Every optimisation makes the next one less effective. We’re not getting better at marketing. We're getting better at measuring decline.

The ‘Ridiculous’ Christchurch Method: Attribution for Humans

We need to get over Silicon Valley 6-figure martech-stack solutions. Based on actual experiments run by Ridiculous Labs, here's what actually works when our total addressable market is smaller than a Taylor Swift concert:

1. The Pub Test

If I can't explain my attribution model after two beers, it's too complicated. Our entire country has 5 million people. Your customer's cousin knows your sales manager. We need to stop pretending we're Netflix!

2. Brand Searches Are The New Religion

When everything else went dark, branded searches became the North Star. Not perfect, but honest.

Your new dashboard must include:

  • Branded search impressions (Google Search Console)
  • Direct traffic trends (GA)
  • Returning visitors
  • "How did you hear about us?" (shocking, I know. But see if you can make that part of your sales ops – also, talk to your sales people – most of them do not bite. Some bite. Avoid those ones!)
3. The 80/20 Attribution Stack

What you actually need (80% of value):

  • Google Search Console
  • Google Analytics
  • A spreadsheet
  • Your sales team's ears

What you think you need (20% of value):

  • Multi-touch attribution platforms
  • Customer data platforms
  • Marketing automation scoring
  • That $100,000 tool your international US based competitor just bought
4. Correlation > Causation

Run brand campaign → Direct traffic increases in 2 weeks → Revenue goes up.

Is it perfect causation? No.
Does it work? Yes.
Should you care? Also no.

There is lots and lots to this playbook, but you get the general idea – you are a smart, salt-of-the-earth Kiwi marketer after all!

The CFO Conversation Script

When they ask about ROI, here's your answer:

"Traditional attribution died alongside most third party cookies and iOS. But here's what we CAN measure: brand lift through search patterns, cohort revenue trends, and geo-split tests.

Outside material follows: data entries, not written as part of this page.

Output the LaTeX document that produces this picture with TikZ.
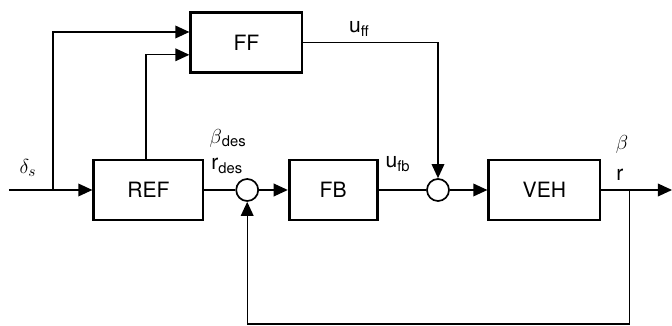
\documentclass[tikz,border=0pt]{standalone}
\usepackage{fontspec}
\setmainfont{TeX Gyre Heros}
\usetikzlibrary{arrows.meta}

\begin{document}
\begin{tikzpicture}[>={Triangle[length=10pt,width=9pt]}, line width=1pt,
  block/.style={draw, line width=2pt, minimum height=1.5cm, font=\fontsize{15}{18}\selectfont},
  sumpt/.style={draw, circle, line width=1.2pt, minimum size=0.55cm, inner sep=0pt},
  lbl/.style={inner sep=0pt, font=\fontsize{15}{18}\selectfont}]
  \useasboundingbox (0,0) rectangle (16.8,8.15);
  % blocks
  \node[block, minimum width=2.78cm] (ff) at (6.16,7.09) {FF};
  \node[block, minimum width=2.73cm] (ref) at (3.71,3.4) {REF};
  \node[block, minimum width=2.2cm] (fb) at (8.33,3.4) {FB};
  \node[block, minimum width=2.78cm] (veh) at (13.61,3.4) {VEH};
  % summing points
  \node[sumpt] (s1) at (6.18,3.4) {};
  \node[sumpt] (s2) at (10.95,3.4) {};
  % free ends
  \coordinate (in) at (0.22,3.4);
  \coordinate (split) at (1.33,3.4);
  \coordinate (tap) at (15.73,3.4);
  \coordinate (low) at (15.73,0.05);
  \coordinate (out) at (16.8,3.4);
  % steering input and feedforward
  \draw (in) -- (split);
  \draw[->] (split) -- (ref.west);
  \draw[->] (split) |- ([yshift=0.26cm]ff.west);
  \draw[->] ([xshift=-0.06cm]ref.north) |- ([yshift=-0.31cm]ff.west);
  \draw[->] (ff.east) -| (s2.north);
  % forward path
  \draw (ref.east) -- (s1.west);
  \draw[->] (s1.east) -- (fb.west);
  \draw (fb.east) -- (s2.west);
  \draw[->] (s2.east) -- (veh.west);
  \draw[->] (veh.east) -- (out);
  % feedback
  \draw[->] (tap) -- (low) -| (s1.south);
  % labels
  \node[lbl] (ldelta) at (0.7,3.95) {$\delta_s$};
  \node[lbl] (lbdes) at (5.7,4.7) {$\beta$\textsubscript{des}};
  \node[lbl] (lrdes) at (5.68,4.0) {r\textsubscript{des}};
  \node[lbl] (luff) at (8.98,7.42) {u\textsubscript{ff}};
  \node[lbl] (lufb) at (9.95,4.05) {u\textsubscript{fb}};
  \node[lbl] (lbeta) at (15.55,4.53) {$\beta$};
  \node[lbl] (lr) at (15.5,3.78) {r};
\end{tikzpicture}
\end{document}
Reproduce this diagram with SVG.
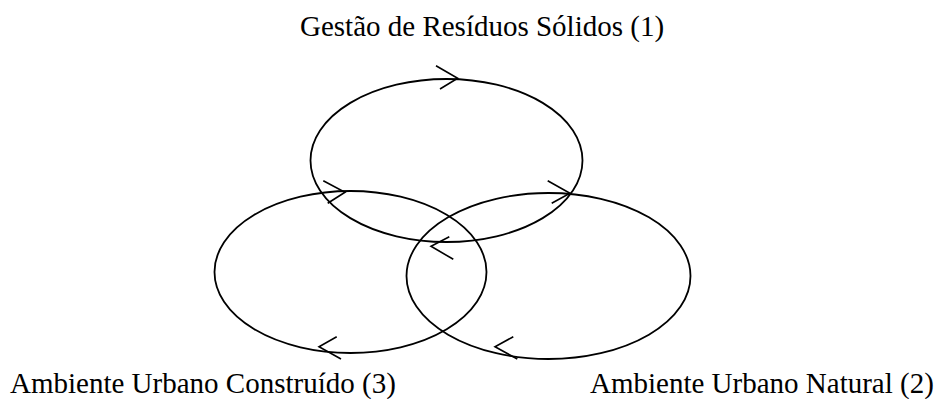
<svg xmlns="http://www.w3.org/2000/svg" width="934" height="399" viewBox="0 0 934 399">
  <style>
    .ring { fill: none; stroke: #000; stroke-width: 1.8; }
    .head { fill: none; stroke: #000; stroke-width: 1.6; stroke-linecap: butt; stroke-linejoin: miter; }
    .lbl { font-family: "Liberation Serif", "Times New Roman", serif; font-size: 29px; fill: #000; }
  </style>
  <rect width="934" height="399" fill="#fff"/>
  <g id="node-gestao">
    <ellipse class="ring" cx="446.5" cy="160.5" rx="136" ry="81.5"/>
    <text class="lbl" x="300" y="36">Gestão de Resíduos Sólidos (1)</text>
  </g>
  <g id="node-construido">
    <ellipse class="ring" cx="350.5" cy="272" rx="136" ry="81"/>
    <text class="lbl" x="10" y="393">Ambiente Urbano Construído (3)</text>
  </g>
  <g id="node-natural">
    <ellipse class="ring" cx="548.5" cy="276" rx="142" ry="83"/>
    <text class="lbl" x="590" y="393">Ambiente Urbano Natural (2)</text>
  </g>
  <g id="connectors">
    <polyline class="head" points="436,65.7 457.7,78.3 440,89"/>
    <polyline class="head" points="323.3,180.7 345,192.3 327.7,203.3"/>
    <polyline class="head" points="547.7,180.7 570,193.3 551.7,203.3"/>
    <polyline class="head" points="449.3,236.7 431,246.3 453.3,259.3"/>
    <polyline class="head" points="336.7,336.7 319,346.7 341,359"/>
    <polyline class="head" points="513.3,336.7 495,346.7 517.3,359"/>
  </g>
</svg>
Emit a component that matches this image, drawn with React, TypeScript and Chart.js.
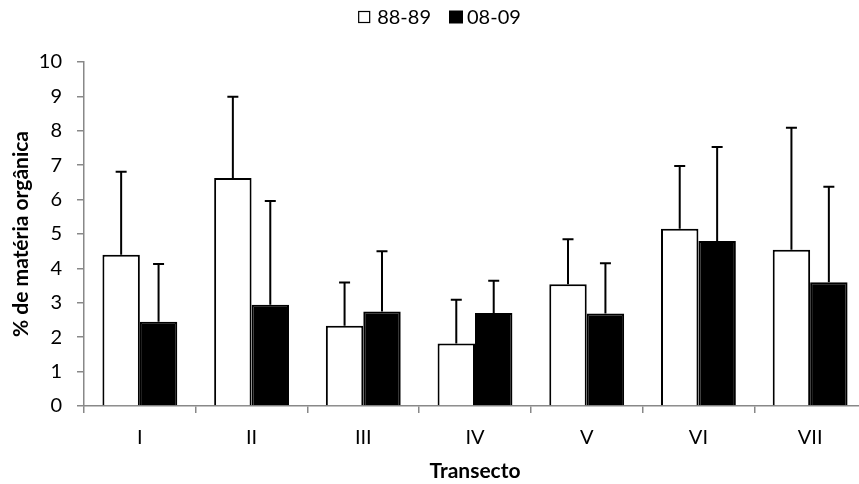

It's not precise, but it's more honest than the fiction I can produce if you continue to twist my arm, preventing me from doing my job.”

Okay maybe don’t say that last bit!

Then show them:

  • Branded search growth
  • Direct traffic correlation
  • Revenue during campaign periods vs. baseline
  • Cost per acquisition trends (not last-click lies)

What We All Need to be Shouting from the Rooftops

In a country where everyone knows everyone, our best attribution model might be:

  • A conversation at Little High
  • Feedback from the sales team
  • That spike in branded searches after the display campaigns went live
  • The client who said "I've been seeing you everywhere"

And that's fine.

We don't need to measure every raindrop to know it's raining.

Final Ridiculous Thoughts

Attribution as we knew it is dead. Murdered by privacy laws, buried by platform changes, cremated by AI. RIP.

But marketing isn't dead. Growth isn't dead. People are still people. And Kiwis are most definitely still Kiwis!

We as marketers need to be bold and push back. Just a wee bit. And welcome the CEs and ‘that-finance-guy’ to attribution in the real world. Where our customer's journey includes conversations we'll never be able to fully track, influences we'll never fully measure, and touchpoints that don't have pixels.

And that's exactly how it should be.

Because in Christchurch, the best attribution model is still a flat white and an honest conversation.